Naples, 18th century
Nativity scene shepherd
Carved and lacquered wood, h. 24 cm
The adoring shepherd is made in Naples during the 18th century, a period in which Francesco Londonio (1723 –1783) was active in Milan. He was a versatile painter who worked for important clients belonging to the city's nobility. In fact, he created several portraits for the Borromeo, Greppi, and Mellerio families, also receiving commissions for works on other subjects, among which stand out the rural and bucolic scenes or portraits of shepherds and peasants that perfectly reflect the most frugal and true aspects of daily life at the time. The experience in this specific field of art allowed him to make the nativity scenes he executed from the 1760s onwards even more realistic and vivid, after his trip to Naples (1763-1764). He drew inspiration from this city for this sacred subject, given the long artisan tradition present in the Parthenopean city specialized in the creation of nativity scenes in paper, terracotta, cardboard, and various other materials. Londonio's two nativity scenes would derive from this, although many others are attributed to the master's hand, present today in Milan: one at the Diocesan Museum, coming from the Villa Gernetto of Count Giacomo Mellerio and painted on paper and cardboard, the other, composed of about thirty figures painted on cardboard with wooden support, at the church of San Marco.
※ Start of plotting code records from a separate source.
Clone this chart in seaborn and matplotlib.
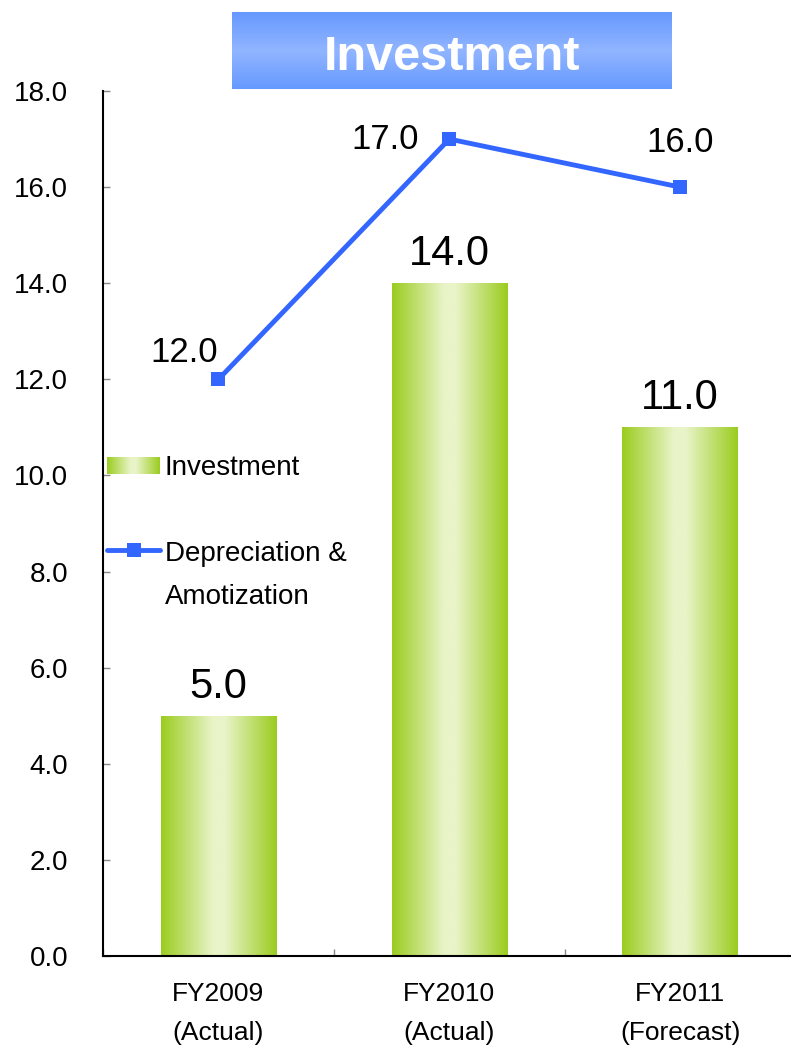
import numpy as np
import pandas as pd
import matplotlib
matplotlib.use("Agg")
import matplotlib.pyplot as plt
from matplotlib.colors import LinearSegmentedColormap
from matplotlib.patches import Patch
from matplotlib.lines import Line2D
from matplotlib.legend_handler import HandlerLine2D
import seaborn as sns

# ---- data ----
categories = ["FY2009\n(Actual)", "FY2010\n(Actual)", "FY2011\n(Forecast)"]
investment = [5.0, 14.0, 11.0]
depreciation = [12.0, 17.0, 16.0]
y_ticks = [0, 2, 4, 6, 8, 10, 12, 14, 16, 18]
title = "Investment"
series_names = ["Investment", "Depreciation &\nAmotization"]

# ---- style ----
sns.set_theme(style="white")
plt.rcParams["font.family"] = ["Liberation Sans", "DejaVu Sans"]
plt.rcParams["text.color"] = "black"

GREEN_EDGE = "#9BCC1F"
GREEN_MID = "#E9F4C8"
BLUE = "#3366FF"
green_cmap = LinearSegmentedColormap.from_list(
    "bar_green", [(0, GREEN_EDGE), (0.45, GREEN_MID), (0.55, GREEN_MID), (1, GREEN_EDGE)])
title_cmap = LinearSegmentedColormap.from_list(
    "title_blue", [(0, "#6699FF"), (0.5, "#91B5FF"), (1, "#6699FF")])

fig = plt.figure(figsize=(7.91, 10.48), dpi=100)
ax = fig.add_axes([103 / 791, 1 - 956 / 1048, 1 - 103 / 791, (956 - 91) / 1048])

df = pd.DataFrame({"period": categories, "investment": investment,
                   "depreciation": depreciation})

sns.barplot(data=df, x="period", y="investment", width=0.5, color=GREEN_EDGE,
            saturation=1, ax=ax, zorder=2)

# horizontal gradient fill clipped to each bar
hgrad = np.linspace(0, 1, 256)[None, :]
for bar in list(ax.patches):
    x0, y0 = bar.get_xy()
    w, h = bar.get_width(), bar.get_height()
    im = ax.imshow(hgrad, cmap=green_cmap, extent=[x0, x0 + w, y0, y0 + h],
                   aspect="auto", zorder=2.5, interpolation="bicubic")
    im.set_clip_path(bar)

sns.pointplot(data=df, x="period", y="depreciation", color=BLUE, markers="s",
              linestyles="-", markersize=10.5, linewidth=3.5, markeredgewidth=0,
              ax=ax, zorder=4)

ax.set_xlim(-0.5, 2.48)
ax.set_ylim(0, 18)
ax.set_xlabel("")
ax.set_ylabel("")

# value labels on bars
for i, v in enumerate(investment):
    ax.annotate(f"{v:.1f}", xy=(i, v), xytext=(0, 29), textcoords="offset pixels",
                ha="center", va="center", fontsize=30, color="black", zorder=5)

# value labels on the line
line_offsets = [(-34, 27), (-64, 0), (0, 45)]
for i, (v, off) in enumerate(zip(depreciation, line_offsets)):
    ax.annotate(f"{v:.1f}", xy=(i, v), xytext=off, textcoords="offset pixels",
                ha="center", va="center", fontsize=25, color="black", zorder=5)

# axes styling
for side in ("top", "right"):
    ax.spines[side].set_visible(False)
for side in ("left", "bottom"):
    ax.spines[side].set_color("black")
    ax.spines[side].set_linewidth(1.5)

ax.set_yticks(y_ticks)
ax.set_yticklabels([f"{t:.1f}" for t in y_ticks])
ax.tick_params(axis="y", left=True, direction="in", length=5, width=1,
               color="#888888", pad=25, labelsize=20, labelcolor="black")
ax.set_xticks(range(len(categories)))
ax.set_xticklabels(categories)
ax.tick_params(axis="x", which="major", bottom=True, length=0, pad=19,
               labelsize=19, labelcolor="black")
ax.set_xticks([-0.5, 0.5, 1.5], minor=True)
ax.tick_params(axis="x", which="minor", bottom=True, direction="in", length=5,
               width=1, color="#888888")
for lbl in ax.get_xticklabels():
    lbl.set_linespacing(1.75)


class RaisedLineHandler(HandlerLine2D):
    def __init__(self, lift=0.0, **kw):
        super().__init__(**kw)
        self.lift = lift

    def create_artists(self, legend, orig_handle, xdescent, ydescent, width,
                       height, fontsize, trans):
        artists = super().create_artists(legend, orig_handle, xdescent, ydescent,
                                         width, height, fontsize, trans)
        for a in artists:
            a.set_ydata(np.asarray(a.get_ydata(), dtype=float) + self.lift)
        return artists


line_handle = Line2D([], [], color=BLUE, marker="s", markersize=10.5,
                     markeredgewidth=0, linewidth=3.5)
bar_handle = Patch(facecolor=GREEN_EDGE, edgecolor="none")
leg = ax.legend([bar_handle, line_handle], series_names, loc="upper left",
                bbox_to_anchor=(0.006, 0.579), frameon=False, fontsize=20,
                handlelength=1.9, handleheight=0.6, handletextpad=0.18,
                labelspacing=2.16, borderaxespad=0, borderpad=0,
                handler_map={line_handle: RaisedLineHandler(lift=19)})
for t in leg.get_texts():
    t.set_linespacing(1.82)
    t.set_color("black")

# title banner
tax = fig.add_axes([232 / 791, 1 - 89 / 1048, 440 / 791, 77 / 1048])
tax.imshow(np.linspace(0, 1, 256)[:, None], cmap=title_cmap, aspect="auto",
           extent=[0, 1, 0, 1], interpolation="bicubic")
tax.text(0.5, 0.247, title, color="white", fontsize=35, fontweight="bold",
         ha="center", va="baseline")
tax.set_xlim(0, 1)
tax.set_ylim(0, 1)
tax.axis("off")

# gradient fill for the legend's bar swatch
fig.canvas.draw()
bb = leg.legend_handles[0].get_window_extent().transformed(fig.transFigure.inverted())
lax = fig.add_axes([bb.x0, bb.y0, bb.width, bb.height])
lax.imshow(hgrad, cmap=green_cmap, aspect="auto", interpolation="bicubic")
lax.axis("off")

fig.savefig("out.png", dpi=100)
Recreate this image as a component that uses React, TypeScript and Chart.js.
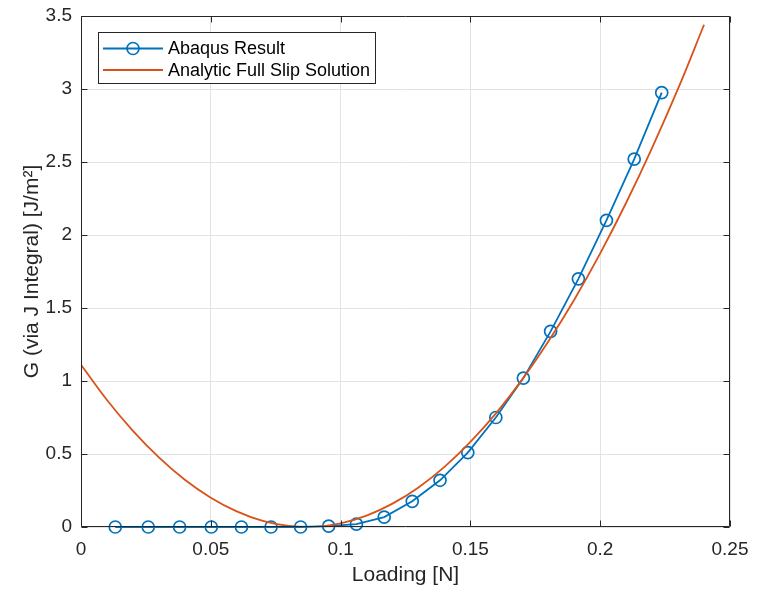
import React, { useEffect, useRef } from "react";
import { Chart, registerables } from "chart.js";

Chart.register(...registerables);

// Abaqus J-integral results
const abaqusLoad = [
  0.0132, 0.0259, 0.038, 0.0502, 0.0618, 0.0732, 0.0846, 0.0954, 0.1061, 0.1168,
  0.1276, 0.1383, 0.149, 0.1598, 0.1704, 0.1809, 0.1916, 0.2024, 0.2131, 0.2237,
];
const abaqusG = [
  0, 0, 0, 0, 0, 0, 0, 0.006, 0.02, 0.068,
  0.176, 0.32, 0.51, 0.75, 1.02, 1.34, 1.7, 2.1, 2.52, 2.975,
];

// Analytic full slip solution
const analyticLoad = [
  0, 0.01, 0.02, 0.03, 0.04, 0.05, 0.06, 0.07, 0.08, 0.09, 0.1, 0.11, 0.12,
  0.13, 0.14, 0.15, 0.16, 0.17, 0.18, 0.19, 0.2, 0.21, 0.22, 0.23, 0.24,
];
const analyticG = [
  1.111, 0.87, 0.659, 0.477, 0.324, 0.201, 0.107, 0.042, 0.007, 0.001, 0.025, 0.078, 0.16,
  0.271, 0.412, 0.583, 0.782, 1.011, 1.27, 1.557, 1.874, 2.221, 2.597, 3.002, 3.44,
];

const xTicks = [0, 0.05, 0.1, 0.15, 0.2, 0.25];
const yTicks = [0, 0.5, 1, 1.5, 2, 2.5, 3, 3.5];

const seriesLabels = ["Abaqus Result", "Analytic Full Slip Solution"];

const BLUE = "#0072BD";
const ORANGE = "#D95319";
const AXIS = "#262626";
const GRID = "#e3e3e3";
const FONT = "'Liberation Sans', Arial, Helvetica, sans-serif";

const fmt = (v: number) => String(parseFloat(Number(v).toFixed(3)));

// Box around the axes with inward tick marks, plus the in-plot legend
const framePlugin = {
  id: "matlabFrame",
  afterDatasetsDraw(chart: any) {
    const { ctx, chartArea, scales } = chart;
    const L = Math.round(chartArea.left) + 0.5;
    const R = Math.round(chartArea.right) - 0.5;
    const T = Math.round(chartArea.top) + 0.5;
    const B = Math.round(chartArea.bottom) - 0.5;
    const tl = 6;
    ctx.save();
    ctx.strokeStyle = AXIS;
    ctx.lineWidth = 1;
    ctx.beginPath();
    ctx.rect(L, T, R - L, B - T);
    for (const v of xTicks) {
      const x = Math.round(scales.x.getPixelForValue(v)) + 0.5;
      ctx.moveTo(x, B);
      ctx.lineTo(x, B - tl);
      ctx.moveTo(x, T);
      ctx.lineTo(x, T + tl);
    }
    for (const v of yTicks) {
      const y = Math.round(scales.y.getPixelForValue(v)) + 0.5;
      ctx.moveTo(L, y);
      ctx.lineTo(L + tl, y);
      ctx.moveTo(R, y);
      ctx.lineTo(R - tl, y);
    }
    ctx.stroke();
    ctx.restore();
  },
  afterDraw(chart: any) {
    const { ctx } = chart;
    const bx = 98.5, by = 32.5, bw = 277, bh = 51;
    ctx.save();
    ctx.fillStyle = "#ffffff";
    ctx.fillRect(bx, by, bw, bh);
    ctx.strokeStyle = AXIS;
    ctx.lineWidth = 1;
    ctx.strokeRect(bx, by, bw, bh);
    const rows = [48.5, 70];
    const colors = [BLUE, ORANGE];
    ctx.font = `18px ${FONT}`;
    ctx.textBaseline = "middle";
    ctx.textAlign = "left";
    chart.data.datasets.forEach((ds: any, i: number) => {
      const y = rows[i];
      ctx.strokeStyle = colors[i];
      ctx.lineWidth = 1.8;
      ctx.beginPath();
      ctx.moveTo(103, y);
      ctx.lineTo(163, y);
      ctx.stroke();
      if (ds.pointRadius > 0) {
        ctx.lineWidth = 1.7;
        ctx.beginPath();
        ctx.arc(133, y, 6, 0, Math.PI * 2);
        ctx.stroke();
      }
      ctx.fillStyle = "#000000";
      ctx.fillText(ds.label, 168, y + 1);
    });
    ctx.restore();
  },
};

export default function App() {
  const ref = useRef<HTMLCanvasElement>(null);

  useEffect(() => {
    const canvas = ref.current;
    if (!canvas) return;
    const tickFont = { family: FONT, size: 19 };
    const titleFont = { family: FONT, size: 21 };
    const chart = new Chart(canvas, {
      type: "scatter",
      data: {
        datasets: [
          {
            label: seriesLabels[0],
            data: abaqusLoad.map((x, i) => ({ x, y: abaqusG[i] })),
            showLine: true,
            borderColor: BLUE,
            backgroundColor: "rgba(0,0,0,0)",
            borderWidth: 1.8,
            pointRadius: 6,
            pointBorderWidth: 1.7,
            pointBorderColor: BLUE,
            pointBackgroundColor: "rgba(0,0,0,0)",
            tension: 0,
            clip: false,
            order: 1,
          },
          {
            label: seriesLabels[1],
            data: analyticLoad.map((x, i) => ({ x, y: analyticG[i] })),
            showLine: true,
            borderColor: ORANGE,
            backgroundColor: "rgba(0,0,0,0)",
            borderWidth: 1.8,
            pointRadius: 0,
            tension: 0.4,
            order: 0,
          },
        ],
      },
      options: {
        animation: false,
        responsive: false,
        devicePixelRatio: 1,
        layout: { padding: { top: 16, right: 30, left: 0, bottom: 0 } },
        plugins: {
          legend: { display: false },
          tooltip: { enabled: false },
        },
        scales: {
          x: {
            type: "linear",
            min: 0,
            max: 0.25,
            afterFit: (s: any) => {
              s.height = 62;
              s.paddingLeft = 0;
              s.paddingRight = 0;
            },
            afterBuildTicks: (s: any) => {
              s.ticks = xTicks.map((v) => ({ value: v }));
            },
            grid: { color: GRID, lineWidth: 1, drawTicks: false },
            border: { display: false },
            ticks: {
              color: AXIS,
              font: tickFont,
              padding: 11,
              maxRotation: 0,
              autoSkip: false,
              callback: (v: any) => fmt(v),
            },
            title: {
              display: true,
              text: "Loading [N]",
              color: AXIS,
              font: titleFont,
              padding: { top: 0, bottom: 1 },
            },
          },
          y: {
            type: "linear",
            min: 0,
            max: 3.5,
            afterFit: (s: any) => {
              s.width = 81;
              s.paddingTop = 0;
              s.paddingBottom = 0;
            },
            afterBuildTicks: (s: any) => {
              s.ticks = yTicks.map((v) => ({ value: v }));
            },
            grid: { color: GRID, lineWidth: 1, drawTicks: false },
            border: { display: false },
            ticks: {
              color: AXIS,
              font: tickFont,
              padding: 9,
              autoSkip: false,
              callback: (v: any) => fmt(v),
            },
            title: {
              display: true,
              text: "G (via J Integral) [J/m²]",
              color: AXIS,
              font: titleFont,
              padding: { top: 20, bottom: 0 },
            },
          },
        },
      } as any,
      plugins: [framePlugin],
    });
    return () => chart.destroy();
  }, []);

  return (
    <div
      style={{
        position: "absolute",
        left: 0,
        top: 0,
        width: 760,
        height: 589,
        background: "#ffffff",
      }}
    >
      <canvas ref={ref} width={760} height={589} style={{ display: "block" }} />
    </div>
  );
}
In addition to the protagonists, such as the Virgin, the Child, or the Magi, attention should be paid to rendering the daily reality of rural life through the clothes, objects, and accessories of the peasants, shepherds, and travelers who are found within these two representations. The same verisimilitude, rustic but at the same time pathetic, can be found in this shepherd, who connects the Neapolitan tradition with Londonio's painting, both in appearance and in the very conception of these figures, which in some cases even threaten the central role of the protagonists, so expressive, communicative, and truthful they are.